Derivative claims under Chapter 1 of Part 11 of the Companies Act 2006 – application for permission
(1) In this rule –
‘the Act’ means the Companies Act 2006;
‘derivative claim’ means a derivative claim under Chapter 1 of Part 11 of the Act;
‘permission application’ means an application referred to in section 261(1), 262(2) or 264(2) of the Act;
‘the company’ means the company for the benefit of which the derivative claim is brought.
(2) When the claim form for a derivative claim is issued, the claimant must file –
(a) an application notice under Part 23 for permission to continue the claim; and
(b) the written evidence on which the claimant relies in support of the permission application.
(3) The claimant must not make the company a respondent to the permission application.
(4) Subject to paragraph (7), the claimant must notify the company of the claim and permission application by sending to the company as soon as reasonably practicable after the claim form is issued –
(a) a notice in the form set out in Practice Direction 19C, and to which is attached a copy of the provisions of the Act required by that form;
(b) copies of the claim form and the particulars of claim;
(c) the application notice; and
(d) a copy of the evidence filed by the claimant in support of the permission application.
(5) The claimant may send the notice and documents required by paragraph (4) to the company by any method permitted by Part 6 as if the notice and documents were being served on the company.
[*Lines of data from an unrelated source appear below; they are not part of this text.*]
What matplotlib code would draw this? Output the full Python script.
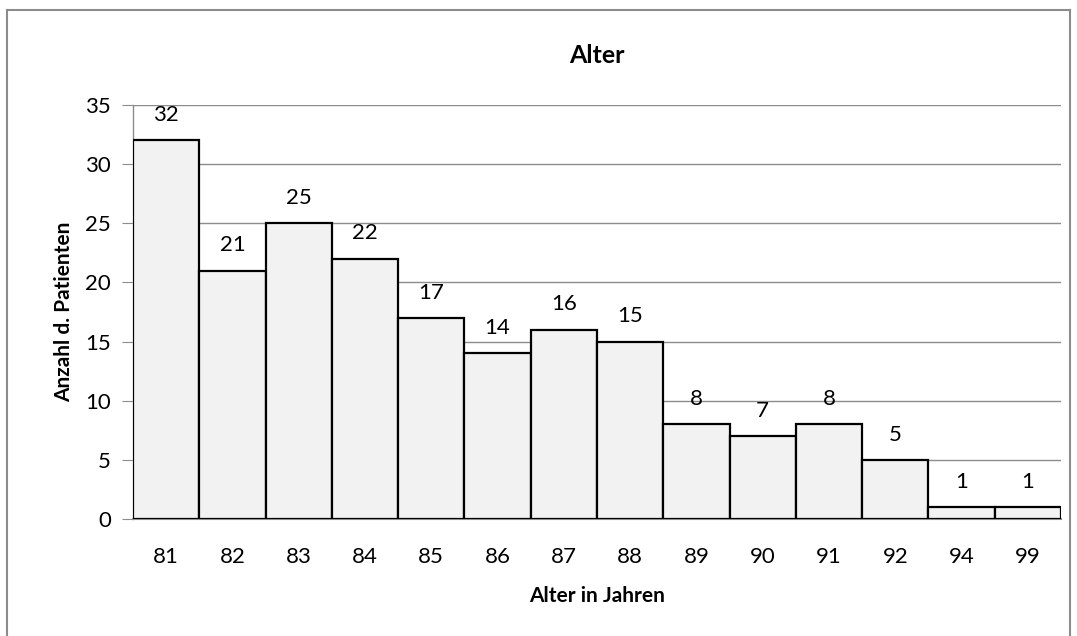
import matplotlib
matplotlib.use("Agg")
import matplotlib.pyplot as plt
from matplotlib.lines import Line2D

categories = ["81", "82", "83", "84", "85", "86", "87", "88", "89", "90", "91", "92", "94", "99"]
counts = [32, 21, 25, 22, 17, 14, 16, 15, 8, 7, 8, 5, 1, 1]
yticks = [0, 5, 10, 15, 20, 25, 30, 35]

plt.rcParams['font.family'] = ['Lato', 'DejaVu Sans']

W, H = 1077, 636
fig = plt.figure(figsize=(W / 100, H / 100), dpi=100)
ax = fig.add_axes([133 / W, 1 - 519 / H, (1061 - 133) / W, (519 - 105) / H])

x = list(range(len(categories)))
ax.bar(x, counts, width=1.0, color="#f2f2f2", edgecolor="black", linewidth=1.6, zorder=3)
for xi, v in zip(x, counts):
    ax.annotate(str(v), (xi, v), xytext=(0, 11), textcoords="offset points",
                ha="center", va="bottom", fontsize=16, color="black", zorder=4)

ax.set_xlim(-0.5, len(categories) - 0.5)
ax.set_ylim(0, 35)
ax.set_yticks(yticks)
ax.set_xticks(x)
ax.set_xticklabels(categories)
ax.yaxis.grid(True, color="#8c8c8c", linewidth=1.0, zorder=0)
for s in ["top", "right"]:
    ax.spines[s].set_visible(False)
ax.spines["left"].set_color("#8c8c8c")
ax.spines["bottom"].set_color("#8c8c8c")
ax.spines["left"].set_linewidth(1.0)
ax.spines["bottom"].set_linewidth(1.5)
ax.tick_params(axis="y", length=8, color="#8c8c8c", labelsize=16, pad=8)
ax.tick_params(axis="x", length=0, labelsize=16, pad=20)

ax.set_title("Alter", fontsize=18, fontweight="bold", pad=30)
ax.set_xlabel("Alter in Jahren", fontsize=15, fontweight="bold", labelpad=14)
ax.set_ylabel("Anzahl d. Patienten", fontsize=15, fontweight="bold", labelpad=8)

# outer chart border
fig.add_artist(Line2D([7 / W, 7 / W], [1 - 10 / H, -0.1], color="#8c8c8c", lw=1.5, transform=fig.transFigure))
fig.add_artist(Line2D([7 / W, 1070 / W], [1 - 10 / H, 1 - 10 / H], color="#8c8c8c", lw=1.5, transform=fig.transFigure))
fig.add_artist(Line2D([1070 / W, 1070 / W], [1 - 10 / H, -0.1], color="#8c8c8c", lw=1.5, transform=fig.transFigure))

fig.savefig("out.png", dpi=100, facecolor="white")
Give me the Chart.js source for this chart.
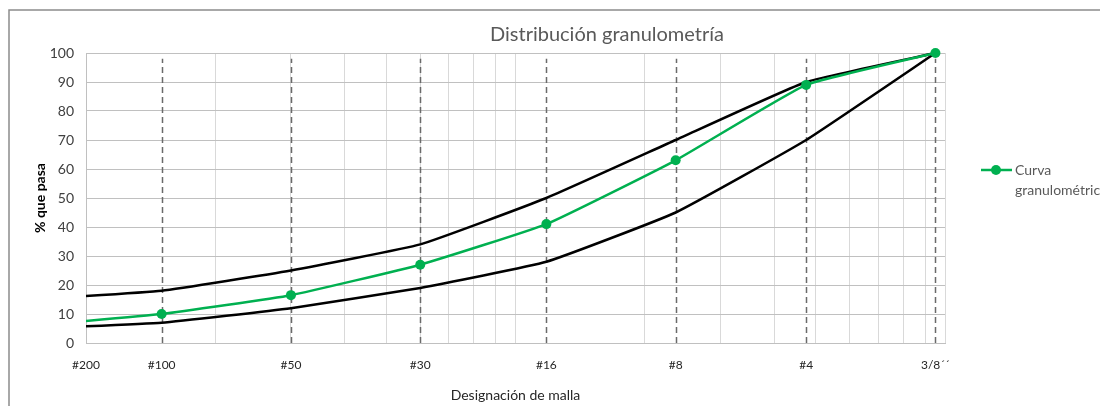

(6) The claimant must file a witness statement confirming that the claimant has notified the company in accordance with paragraph (4).
(7) Where notifying the company of the permission application would be likely to frustrate some party of the remedy sought, the court may, on application by the claimant, order that the company need not be notified for such period after the issue of the claim form as the court directs.
(8) An application under paragraph (7) may be made without notice.
(9) Where the court dismisses the claimant’s permission application without a hearing, the court will notify the claimant and (unless the court orders otherwise) the company of that decision.
(10) The claimant may ask for an oral hearing to reconsider the decision to dismiss the permission application, but the claimant –
(a) must make the request to the court in writing within seven days of being notified of the decision; and
(b) must notify the company in writing, as soon as reasonably practicable, of that request unless the court orders otherwise.
(11) Where the court dismisses the permission application at a hearing pursuant to paragraph (10), it will notify the claimant and the company of its decision.
(12) Where the court does not dismiss the application under section 261(2) of the Act, the court will –
(a) order that the company and any other appropriate party must be made respondents to the permission application; and
(b) give directions for the service on the company and any other appropriate party of the application notice and the claim form.
Derivative claims – costs
The court may order the company, body corporate or trade union for the benefit of which a derivative claim is brought to indemnify the claimant against liability for costs incurred in the permission application or in the derivative claim or both.
Derivative claims – discontinuance and settlement
Where the court has given permission to continue a derivative claim, the court may order that the claim may not be discontinued, settled or compromised without the permission of the court.
Application of this practice direction
1 This practice direction –
(a) ) applies to –
(i) derivative claims, whether under Chapter 1 of Part 11 of the Companies Act 2006 or otherwise; and
(ii) applications for permission to continue or take over such claims; but
(b) does not apply to claims in pursuance of an order under section 996 of that Act.
(1) ) A claim form must be headed ‘Derivative claim’.
(2) If the claimant seeks an order that the defendant company or other body concerned indemnify the claimant against liability for costs incurred in the permission application or the claim, this should be stated in the permission application or claim form or both, as the case requires.
Application for order delaying notice
3 If the applicant seeks an order under rule 19.9A(7) delaying notice to the defendant company or other body concerned, the applicant must also –
(a) ) state in the application notice the reasons for the application; and
(b) ) file with it any written evidence in support of the application. Form to be sent to defendant company or other body
4 The form required by rule 19.9A(4)(a) to be sent to the defendant company or other body is set out at the end of this practice direction. There are separate versions of the form for claims involving a company, and claims involving a body corporate of another kind or a trade union.
Early intervention by the company
5 The decision whether the claimant’s evidence discloses a prima facie case will normally be made without submissions from or (in the case of an oral hearing to reconsider such a decision reached pursuant to rule 19.9A(9)) attendance by the company. If without invitation from the court the company volunteers a submission or attendance, the company will not normally be allowed any costs of that submission or attendance.
(Sections 261, 262 and 264 of the Companies Act 2006 contain provisions about disclosing a prima facie case in applications to continue a derivative claim.)
Hearing of applications etc.
(1) Where a permission application to which this practice direction applies is made in the High Court it will be assigned to the Chancery Division and decided by a High Court judge.
(2) Where such an application is made in a county court it will be decided by a circuit judge.
Discontinuance of derivative claim
7 As a condition of granting permission to continue or take over a derivative claim, the court may order that the claim is not to be discontinued, settled or compromised without the court’s permission. Such a condition may be appropriate where any future proposal to discontinue or settle might not come to the attention of members who might have an interest in taking over the claim.